The one extra thing you might need to upgrade today/next few years is a new mobo to have the PCI Express port. Those cost about $75-110 though, so I wouldn't worry about it too much.
RAM you need to upgrade about every 3 years or so, because I'm still running on a 512 meg system just fine (although I minimalized XP and tweaked it a bit) with NOD32 in the background and playing WoW. A gig would be perfect for today/next couple of years though. 260 sounds about right...
Games like WoW and BF2 really take a toll on the RAM. Basically in situations where you see a lot of HD use, that's where RAM is used (to cache data that would be used and re-used over again). Like, the auction house in WoW or city maps in BF2. If you've got a lot of textures, models, etc. to store before the video card uses them (and it doesn't have them cached in VRAM), RAM helps. Also, if you're running programs in the background, or a lot of programs in general, extra RAM also helps.
A better CPU helps in calculation-intensive tasks, such as AI, physics, etc. Outside of games it could be used to do such tasks as hash breaking (calculating the hash to compare it later takes CPU time, esp. if you do it a lot like in a hash breaking routine... try it out with the unknowns with Ladik's MPQ Editor), lab/research work (SETI @ home and Folding @ home come to mind, although they're designed to have a very low priority.)
Nowadays if your clock speed is above 2ghz you're fine in terms of games (and yes, I realize there's more to CPU's than clock speed. This is just a generalization.) Better processors usually allow an extra 2-10 FPS if the FPS is at like 110 and it's not capped by your video card.
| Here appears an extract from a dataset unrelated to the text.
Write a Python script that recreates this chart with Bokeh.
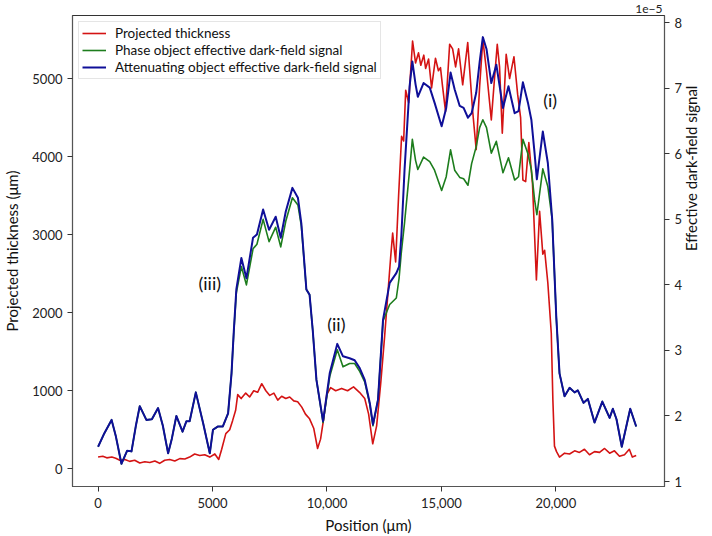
import math
from bokeh.plotting import figure
from bokeh.models import Range1d, LinearAxis, Label, FixedTicker, Title
from bokeh.embed import file_html
from bokeh.resources import INLINE

FONT = "Lato"

# Projected thickness (left axis, um)
red_pos = [0, 205, 380, 600, 770, 950, 1170, 1380, 1600, 1820, 2040, 2260, 2480, 2690, 2910,
           3130, 3350, 3570, 3790, 4000, 4220, 4440, 4660, 4880, 5100, 5270, 5400, 5580, 5750,
           5880, 6010, 6100, 6250, 6450, 6620, 6800, 6970, 7150, 7330, 7500, 7680, 7850, 8020,
           8200, 8370, 8550, 8720, 8900, 9060, 9240, 9420, 9590, 9720, 9860, 9990, 10160, 10380,
           10640, 10900, 11160, 11420, 11650, 11820, 12000, 12170, 12350, 12520, 12650, 12780,
           12870, 13000, 13130, 13260, 13350, 13440, 13570, 13740, 13870, 14000, 14100, 14230,
           14310, 14440, 14570, 14740, 14870, 14960, 15050, 15180, 15360, 15490, 15620, 15750,
           15930, 16150, 16360, 16520, 16670, 16810, 16970, 17180, 17320, 17440, 17540, 17660,
           17830, 17980, 18170, 18330, 18460, 18560, 18680, 18820, 18980, 19150, 19290, 19430,
           19510, 19650, 19800, 19870, 19940, 20030, 20160, 20380, 20600, 20820, 21030, 21250,
           21470, 21690, 21910, 22130, 22350, 22560, 22780, 23000, 23210, 23340, 23510]
red_val = [150, 160, 140, 150, 135, 110, 120, 95, 110, 75, 90, 80, 100, 70, 110,
           120, 100, 130, 125, 150, 190, 170, 180, 150, 190, 120, 250, 450, 500,
           620, 750, 950, 900, 970, 920, 1000, 980, 1090, 1000, 940, 970, 880, 930,
           900, 920, 870, 860, 790, 700, 640, 520, 260, 380, 650, 950, 1040, 1000,
           1030, 1000, 1050, 980, 900, 700, 320, 550, 1100, 1700, 2200, 2700,
           3020, 2650, 3500, 4260, 4200, 4850, 4690, 5480, 5200, 5330, 5170, 5300,
           5130, 5250, 4880, 5260, 5100, 5140, 4900, 4580, 5440, 5380, 5150, 5380,
           4920, 5460, 4600, 4090, 4900, 5500, 5100, 4470, 5000, 5440, 5150, 4300,
           5310, 5000, 5280, 4800, 4500, 3700, 3680, 4180, 3650, 2420, 3300, 2750,
           2800, 2380, 1740, 880, 290, 220, 150, 200, 190, 230, 210, 250,
           180, 220, 210, 260, 200, 230, 160, 180, 250, 150, 170]

# Effective dark-field signals (right axis, x 1e-5)
df_pos = [0, 250, 590, 770, 1020, 1270, 1460, 1650, 1820, 2110, 2350, 2620, 2830, 3060, 3220,
          3420, 3690, 3860, 4000, 4270, 4590, 4880, 5020, 5240, 5450, 5680, 5830, 5930, 6040,
          6260, 6480, 6770, 6940, 7210, 7470, 7760, 7980, 8200, 8490, 8730, 8880, 9100, 9240,
          9380, 9540, 9830, 10120, 10450, 10700, 10990, 11210, 11430, 11650, 11870, 12010,
          12230, 12450, 12740, 13030, 13150, 13250, 13390, 13610, 13730, 13870, 13970, 14220,
          14490, 14700, 15010, 15210, 15400, 15580, 15800, 15970, 16160, 16320, 16520, 16670,
          16810, 16970, 17180, 17400, 17690, 17930, 18200, 18370, 18560, 18780, 18930, 19070,
          19170, 19430, 19650, 19840, 20020, 20160, 20380, 20600, 20820, 20960, 21210, 21400,
          21690, 22030, 22350, 22490, 22650, 22880, 23250, 23510]
attenuating = [1.53, 1.72, 1.94, 1.70, 1.27, 1.47, 1.46, 1.85, 2.15, 1.94, 1.95, 2.12, 1.85, 1.43, 1.65,
               2.00, 1.76, 1.92, 1.92, 2.36, 1.89, 1.43, 1.79, 1.84, 1.84, 2.04, 2.65, 3.30, 3.93,
               4.41, 4.10, 4.72, 4.77, 5.15, 4.84, 5.04, 4.72, 5.12, 5.48, 5.33, 4.94, 3.93, 3.85,
               3.30, 2.55, 1.92, 2.65, 3.10, 2.91, 2.88, 2.85, 2.73, 2.55, 2.20, 1.87,
               2.25, 3.47, 4.03, 4.18, 4.28, 4.75, 5.76, 7.03, 7.41, 7.06, 6.87, 7.08,
               7.01, 6.78, 6.42, 6.70, 7.24, 6.98, 6.73, 6.70, 6.55, 6.62, 6.93, 7.40,
               7.78, 7.60, 7.08, 7.36, 6.70, 7.03, 6.62, 6.65, 7.09, 6.78, 6.52, 6.01,
               5.61, 6.34, 5.86, 5.00, 3.50, 2.65, 2.30, 2.43, 2.36, 2.39, 2.20, 2.26,
               1.90, 2.22, 1.97, 2.11, 1.95, 1.53, 2.11, 1.84]
phase = [1.53, 1.72, 1.94, 1.70, 1.27, 1.47, 1.46, 1.85, 2.15, 1.94, 1.95, 2.12, 1.85, 1.43, 1.65,
         2.00, 1.76, 1.92, 1.92, 2.36, 1.89, 1.43, 1.79, 1.84, 1.84, 2.04, 2.65, 3.28, 3.88,
         4.28, 4.00, 4.55, 4.62, 5.00, 4.66, 4.88, 4.58, 4.97, 5.33, 5.22, 4.90, 3.93, 3.85,
         3.30, 2.55, 1.90, 2.60, 3.01, 2.75, 2.80, 2.80, 2.68, 2.52, 2.18, 1.85,
         2.25, 3.45, 3.70, 3.80, 4.10, 4.50, 4.95, 5.75, 6.22, 5.90, 5.76, 5.95,
         5.88, 5.75, 5.44, 5.65, 6.06, 5.75, 5.64, 5.62, 5.52, 5.85, 6.11, 6.40,
         6.52, 6.40, 6.01, 6.19, 5.71, 5.94, 5.60, 5.65, 6.22, 6.00, 5.76, 5.30,
         5.07, 5.77, 5.50, 5.00, 3.50, 2.65, 2.30, 2.43, 2.36, 2.39, 2.20, 2.26,
         1.90, 2.22, 1.97, 2.11, 1.95, 1.53, 2.11, 1.84]

x_ticks = [0, 5000, 10000, 15000, 20000]
x_tick_labels = ["0", "5000", "10,000", "15,000", "20,000"]
left_ticks = [0, 1000, 2000, 3000, 4000, 5000]
right_ticks = [1, 2, 3, 4, 5, 6, 7, 8]

annotations = [("(iii)", 4880, 2385), ("(ii)", 10410, 1860), ("(i)", 19750, 4720)]

FW, FH = 592, 471
p = figure(frame_width=FW, frame_height=FH,
           x_range=Range1d(-1118, 24747), y_range=Range1d(-227, 5808),
           output_backend="svg", toolbar_location=None,
           min_border_left=65, min_border_top=0, min_border_right=39, min_border_bottom=5)
p.extra_y_ranges = {"df": Range1d(0.924, 8.11)}

# scale-factor text above the right axis
p.add_layout(Title(text="1e\u22125", align="right", offset=2, standoff=5,
                   text_font=FONT, text_font_size="12px", text_font_style="normal",
                   text_color="#222222"), "above")

p.xgrid.visible = False
p.ygrid.visible = False
p.outline_line_color = "#333333"
p.outline_line_width = 1.2
p.background_fill_color = "white"

rax = LinearAxis(y_range_name="df", axis_label="Effective dark-field signal")
p.add_layout(rax, "right")

for ax in [p.xaxis[0], p.yaxis[0], rax]:
    ax.minor_tick_line_color = None
    ax.major_tick_in = 0
    ax.major_tick_out = 5
    ax.major_tick_line_color = "#333333"
    ax.axis_line_color = "#555555"
    ax.major_label_text_font = FONT
    ax.major_label_text_font_size = "13px"
    ax.major_label_text_color = "#222222"
    ax.axis_label_text_font = FONT
    ax.axis_label_text_font_size = "15px"
    ax.axis_label_text_font_style = "normal"
    ax.axis_label_text_color = "#111111"
    ax.major_label_standoff = 5

p.xaxis[0].ticker = FixedTicker(ticks=x_ticks)
p.xaxis[0].major_label_overrides = {t: l for t, l in zip(x_ticks, x_tick_labels)}
p.xaxis[0].axis_label = "Position (μm)"
p.xaxis[0].major_label_standoff = 6
p.xaxis[0].axis_label_standoff = 5
p.yaxis[0].ticker = FixedTicker(ticks=left_ticks)
p.yaxis[0].axis_label = "Projected thickness (μm)"
p.yaxis[0].axis_label_standoff = 8
rax.ticker = FixedTicker(ticks=right_ticks)
rax.axis_label_standoff = 6
if "axis_label_orientation" in rax.properties():
    rax.axis_label_orientation = math.pi / 2

p.line(red_pos, red_val, color="#d41313", line_width=1.6, line_join="round",
       legend_label="Projected thickness")
p.line(df_pos, phase, color="#1d7d1d", line_width=1.6, line_join="round", y_range_name="df",
       legend_label="Phase object effective dark-field signal")
p.line(df_pos, attenuating, color="#0f0f98", line_width=2.0, line_join="round", y_range_name="df",
       legend_label="Attenuating object effective dark-field signal")

for txt, xx, yy in annotations:
    p.add_layout(Label(x=xx, y=yy, text=txt, text_align="center", text_baseline="middle",
                       text_font=FONT, text_font_size="18px", text_color="#111111"))

lg = p.legend[0]
lg.location = "top_left"
lg.margin = 6
lg.padding = 3
lg.spacing = 1
lg.glyph_width = 24
lg.glyph_height = 16
lg.label_height = 16
lg.label_standoff = 9
lg.label_text_font = FONT
lg.label_text_font_size = "13.5px"
lg.label_text_color = "#111111"
lg.border_line_color = "#cccccc"
lg.background_fill_alpha = 0.9

open("out.html", "w").write(file_html(p, INLINE))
Margins like that are so insignificant, the human eye can't tell the difference (it can't tell the difference of anything over 50FPS.)
You would probably not get a performance boost if you use a stand-alone sound card instead of a built-in one, but you would get the benefit of having the sound technology (EAX, EAX2, etc) in games if you could really use it (i.e. have a surround-sound system that you use to process digital out.)